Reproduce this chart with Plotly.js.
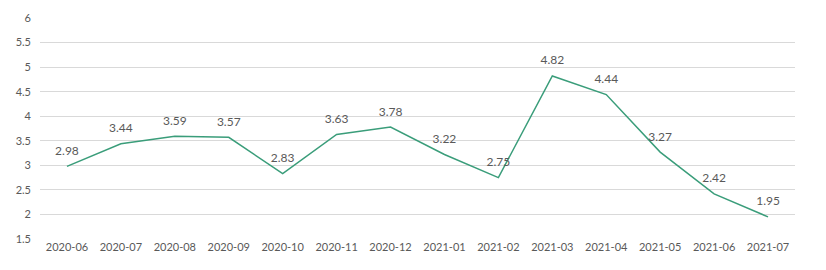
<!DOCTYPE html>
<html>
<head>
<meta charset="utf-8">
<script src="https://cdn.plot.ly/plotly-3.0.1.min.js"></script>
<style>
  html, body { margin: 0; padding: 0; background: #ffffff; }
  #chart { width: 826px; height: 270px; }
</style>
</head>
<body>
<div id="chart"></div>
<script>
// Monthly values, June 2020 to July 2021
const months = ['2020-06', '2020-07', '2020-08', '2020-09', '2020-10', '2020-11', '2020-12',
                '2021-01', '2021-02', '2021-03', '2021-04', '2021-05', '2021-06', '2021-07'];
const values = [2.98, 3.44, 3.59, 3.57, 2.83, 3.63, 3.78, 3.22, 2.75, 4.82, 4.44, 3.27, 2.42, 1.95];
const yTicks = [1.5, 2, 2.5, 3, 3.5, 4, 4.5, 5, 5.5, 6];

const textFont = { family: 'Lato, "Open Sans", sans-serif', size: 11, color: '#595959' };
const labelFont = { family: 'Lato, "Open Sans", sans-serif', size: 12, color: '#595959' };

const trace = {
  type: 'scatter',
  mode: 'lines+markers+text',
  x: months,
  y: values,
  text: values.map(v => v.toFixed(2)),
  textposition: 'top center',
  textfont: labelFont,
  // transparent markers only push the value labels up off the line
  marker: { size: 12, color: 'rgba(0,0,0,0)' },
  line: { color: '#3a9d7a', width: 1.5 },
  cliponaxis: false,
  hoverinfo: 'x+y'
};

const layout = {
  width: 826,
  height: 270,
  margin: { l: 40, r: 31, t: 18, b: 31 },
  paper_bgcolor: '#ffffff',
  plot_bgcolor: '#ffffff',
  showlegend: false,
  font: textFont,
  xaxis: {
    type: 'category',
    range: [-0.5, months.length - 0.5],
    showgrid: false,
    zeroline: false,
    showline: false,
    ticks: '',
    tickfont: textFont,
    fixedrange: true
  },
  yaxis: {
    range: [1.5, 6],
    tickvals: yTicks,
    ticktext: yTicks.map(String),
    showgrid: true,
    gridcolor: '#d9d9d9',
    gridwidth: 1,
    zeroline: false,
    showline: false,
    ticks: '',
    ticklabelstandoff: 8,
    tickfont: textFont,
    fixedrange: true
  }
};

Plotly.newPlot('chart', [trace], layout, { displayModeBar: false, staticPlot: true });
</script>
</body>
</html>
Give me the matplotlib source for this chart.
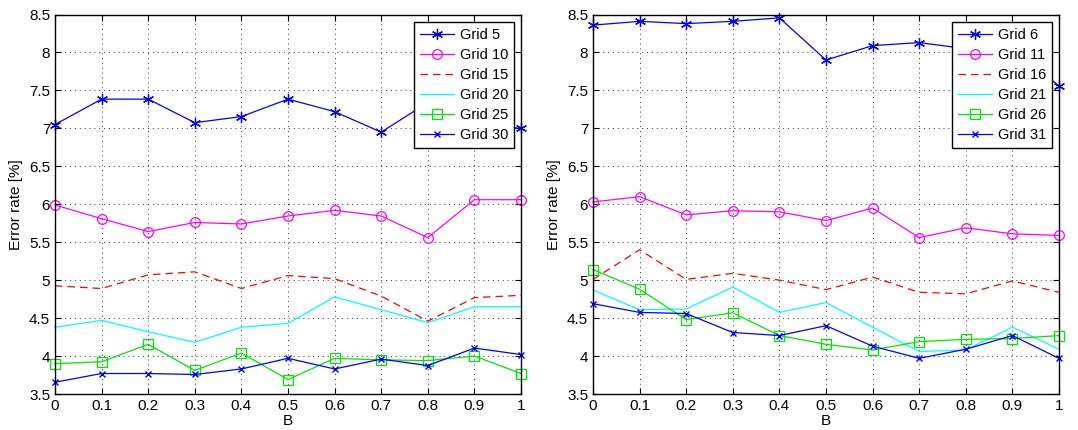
################
§ **WHAT IS BEING ASKED**:
Quote the listing above in full, except for the pictures.

§ **SOLUTION TO THE EXERCISE**:
Reproduce this chart with Plotly.js.
<!DOCTYPE html>
<html>
<head>
<meta charset="utf-8">
<script src="https://cdn.plot.ly/plotly-3.0.1.min.js"></script>
<style>
  html, body { margin: 0; padding: 0; background: #ffffff; }
  #chart { width: 826px; height: 270px; }
</style>
</head>
<body>
<div id="chart"></div>
<script>
// Monthly values, June 2020 to July 2021
const months = ['2020-06', '2020-07', '2020-08', '2020-09', '2020-10', '2020-11', '2020-12',
                '2021-01', '2021-02', '2021-03', '2021-04', '2021-05', '2021-06', '2021-07'];
const values = [2.98, 3.44, 3.59, 3.57, 2.83, 3.63, 3.78, 3.22, 2.75, 4.82, 4.44, 3.27, 2.42, 1.95];
const yTicks = [1.5, 2, 2.5, 3, 3.5, 4, 4.5, 5, 5.5, 6];

const textFont = { family: 'Lato, "Open Sans", sans-serif', size: 11, color: '#595959' };
const labelFont = { family: 'Lato, "Open Sans", sans-serif', size: 12, color: '#595959' };

const trace = {
  type: 'scatter',
  mode: 'lines+markers+text',
  x: months,
  y: values,
  text: values.map(v => v.toFixed(2)),
  textposition: 'top center',
  textfont: labelFont,
  // transparent markers only push the value labels up off the line
  marker: { size: 12, color: 'rgba(0,0,0,0)' },
  line: { color: '#3a9d7a', width: 1.5 },
  cliponaxis: false,
  hoverinfo: 'x+y'
};

const layout = {
  width: 826,
  height: 270,
  margin: { l: 40, r: 31, t: 18, b: 31 },
  paper_bgcolor: '#ffffff',
  plot_bgcolor: '#ffffff',
  showlegend: false,
  font: textFont,
  xaxis: {
    type: 'category',
    range: [-0.5, months.length - 0.5],
    showgrid: false,
    zeroline: false,
    showline: false,
    ticks: '',
    tickfont: textFont,
    fixedrange: true
  },
  yaxis: {
    range: [1.5, 6],
    tickvals: yTicks,
    ticktext: yTicks.map(String),
    showgrid: true,
    gridcolor: '#d9d9d9',
    gridwidth: 1,
    zeroline: false,
    showline: false,
    ticks: '',
    ticklabelstandoff: 8,
    tickfont: textFont,
    fixedrange: true
  }
};

Plotly.newPlot('chart', [trace], layout, { displayModeBar: false, staticPlot: true });
</script>
</body>
</html>
Give me the matplotlib source for this chart.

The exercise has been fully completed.